Saul se conformait donc à la consigne, Dt 4, 23 "Gardez-vous donc bien de peur d’oublier l’alliance scellée avec vous
par Yhwh votre Dieu…" car, en Dt 4, 24, le prophète ajoute "…car Yhwh ton Dieu est Lui, un feu dévorant
et un dieu jaloux." Nous trouvons là, les fondements de l’action des
zélotes ; Saul en était-il ? Peut-être, mais peu importe ; sa
persécution est d’abord sa manière de répondre au zèle de Dieu ; c’est sa
manière de préserver l’alliance comme n’importe quel juif ; garder
l’alliance. L’histoire des hébreux regorge d’actes de violences extrêmes dont
la justification est le zèle pour Dieu : Phinéas, Nb 25, 6-13 ; Syméon
et Levi son frère, comme le rappelle Judith, la fille de Syméon en Jdt 9,
2-4 ; ou encore les frères Maccabées ; la colère de Mattathias, 1Mc 2,
19-22, est très explicite à ce sujet. La théologie du zèle s’articule autour
d’une violence dirigée contre le juif d’abord, car, il s’agit de maintenir la
cohésion et l’intégrité du groupe face à Dieu, et donc d’en éliminer tout
élément qui menace cette cohésion. Elle se fonde sur l’exigence de sainteté et
de respect absolu de la loi ; d’où l’éradication de tout ce qui peut être
cause de souillures. Ce sont là, des exigences pour lesquelles le juif pieux et
zélé est fermement persuadé qu’il peut aller jusqu’à verser le sang sans la
moindre hésitation ; on comprend que Saul ne broncha pas à la vue de la
lapidation de Saint Etienne ; il approuvait !
Conclusion.
La
persécution des adeptes de Jésus par Saul s’insère parfaitement dans le schéma
du tableau qui vient d’être brossé. Que ce soit dans les Actes des Apôtres ou
que ce soit dans les Epitres, l’action dévastatrice de Saul avant le chemin de
Damas est soulignée sans pour autant qu’apparaisse le moindre remord. Saint
Paul la reconnait, on peut la motiver ; mais, s’il considère qu’il était
dans l’erreur, il ne se justifie pas pour autant ; "Je suis ce que je suis…" dira-t-il
dans 1Co 15,9. Est-ce pour cela, entre autre, qu’il préconise dans 1Co 7,20
"Que chacun demeure dans l’état où
il était quand il a été appelé…" ?
En
d’autres termes, ce n’est pas son zèle qu’il met en cause, mais son aveuglement
tant qu’il n’ouvrit pas les yeux à Damas, dès lors qu’il considère qu’il "a été mis à part depuis le sein de sa mère"
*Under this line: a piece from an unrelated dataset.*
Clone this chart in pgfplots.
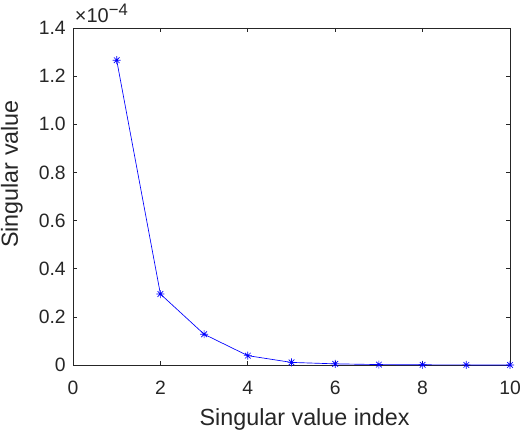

pour ce qui sera sa mission après le chemin de Damas. Ainsi, précise-t-il dans
sa lettre aux Galates : "Mais,
lorsque Celui qui m’a mis à part depuis le sein de ma mère et m’a appelé par sa
grâce, a jugé bon de révéler en moi son Fils afin que je l’annonce parmi les
païens, aussitôt, loin de recourir à aucun conseil humain ou de monter à
Jérusalem auprès de ceux qui étaient apôtres avant moi, je suis parti pour
l’Arabie" (Ga 1,15-16)
Bibliographie.
Les
citations des Epitres et des Actes proviennent de "Nouveau Testament Interlinéaire Grec/Français."
Marchadour
A. L’évènement Saint Paul ;
éditions Bayard, 2009.
Baslez
M-F., Saint Paul, artisan d’un monde
chrétien ; éditions Fayard, 2008.
Brune
F., Saint Paul, le témoignage mystique ;
éditions Oxus, 2003.
Marguerat
D., Paul de Tarse ; éditions Gallimard,
2000.
Badiou
A., Saint Paul, le fondateur de
l’universalisme ; PUF, 1997.
Cantinat
J. (c.m.), Les épitres de Saint Paul
expliquées ; éditions Gabalda, 1960.